• _Given information_
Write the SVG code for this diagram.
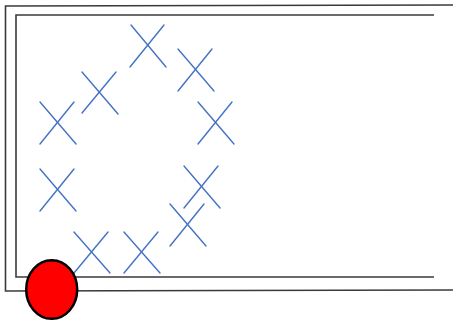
<svg xmlns="http://www.w3.org/2000/svg" width="453" height="322" viewBox="0 0 453 322">
<style>
.frame{fill:none;stroke:#3a3a3a;stroke-width:1.6}
.x line{stroke:#4472C4;stroke-width:1.4;stroke-linecap:round}
</style>
<rect width="453" height="322" fill="#fff"/>
<g id="outer-frame">
<polyline class="frame" points="453,5 5.5,6 5.5,291 453,290"/>
</g>
<g id="inner-frame">
<polyline class="frame" points="434,15 16,15 16,277 434,277"/>
</g>
<g id="marks" class="x">
<g id="x1"><line x1="130" y1="67" x2="164" y2="25"/><line x1="131" y1="25" x2="166" y2="67"/></g>
<g id="x2"><line x1="82" y1="113" x2="116" y2="72"/><line x1="82" y1="72" x2="118" y2="114"/></g>
<g id="x3"><line x1="40" y1="144" x2="74" y2="102"/><line x1="40" y1="102" x2="76" y2="144"/></g>
<g id="x4"><line x1="178" y1="91" x2="212" y2="49"/><line x1="178" y1="49" x2="214" y2="91"/></g>
<g id="x5"><line x1="198" y1="144" x2="232" y2="102"/><line x1="198" y1="102" x2="234" y2="144"/></g>
<g id="x6"><line x1="40" y1="211" x2="74" y2="169"/><line x1="40" y1="169" x2="76" y2="211"/></g>
<g id="x7"><line x1="184" y1="208" x2="218" y2="166"/><line x1="184" y1="166" x2="220" y2="208"/></g>
<g id="x8"><line x1="170" y1="246" x2="204" y2="204"/><line x1="170" y1="204" x2="206" y2="246"/></g>
<g id="x9"><line x1="74" y1="273" x2="108" y2="232"/><line x1="74" y1="232" x2="110" y2="273"/></g>
<g id="x10"><line x1="124" y1="273" x2="158" y2="232"/><line x1="124" y1="232" x2="160" y2="273"/></g>
</g>
<g id="red-ball">
<ellipse cx="51.7" cy="289.5" rx="25.5" ry="29.3" fill="#ff0000" stroke="#000" stroke-width="2.5"/>
</g>
</svg>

• _To do_
Repeat all of the data above word for word, minus the pictures.

• _Result of this exercise_
Write the SVG code for this diagram.
<svg xmlns="http://www.w3.org/2000/svg" width="453" height="322" viewBox="0 0 453 322">
<style>
.frame{fill:none;stroke:#3a3a3a;stroke-width:1.6}
.x line{stroke:#4472C4;stroke-width:1.4;stroke-linecap:round}
</style>
<rect width="453" height="322" fill="#fff"/>
<g id="outer-frame">
<polyline class="frame" points="453,5 5.5,6 5.5,291 453,290"/>
</g>
<g id="inner-frame">
<polyline class="frame" points="434,15 16,15 16,277 434,277"/>
</g>
<g id="marks" class="x">
<g id="x1"><line x1="130" y1="67" x2="164" y2="25"/><line x1="131" y1="25" x2="166" y2="67"/></g>
<g id="x2"><line x1="82" y1="113" x2="116" y2="72"/><line x1="82" y1="72" x2="118" y2="114"/></g>
<g id="x3"><line x1="40" y1="144" x2="74" y2="102"/><line x1="40" y1="102" x2="76" y2="144"/></g>
<g id="x4"><line x1="178" y1="91" x2="212" y2="49"/><line x1="178" y1="49" x2="214" y2="91"/></g>
<g id="x5"><line x1="198" y1="144" x2="232" y2="102"/><line x1="198" y1="102" x2="234" y2="144"/></g>
<g id="x6"><line x1="40" y1="211" x2="74" y2="169"/><line x1="40" y1="169" x2="76" y2="211"/></g>
<g id="x7"><line x1="184" y1="208" x2="218" y2="166"/><line x1="184" y1="166" x2="220" y2="208"/></g>
<g id="x8"><line x1="170" y1="246" x2="204" y2="204"/><line x1="170" y1="204" x2="206" y2="246"/></g>
<g id="x9"><line x1="74" y1="273" x2="108" y2="232"/><line x1="74" y1="232" x2="110" y2="273"/></g>
<g id="x10"><line x1="124" y1="273" x2="158" y2="232"/><line x1="124" y1="232" x2="160" y2="273"/></g>
</g>
<g id="red-ball">
<ellipse cx="51.7" cy="289.5" rx="25.5" ry="29.3" fill="#ff0000" stroke="#000" stroke-width="2.5"/>
</g>
</svg>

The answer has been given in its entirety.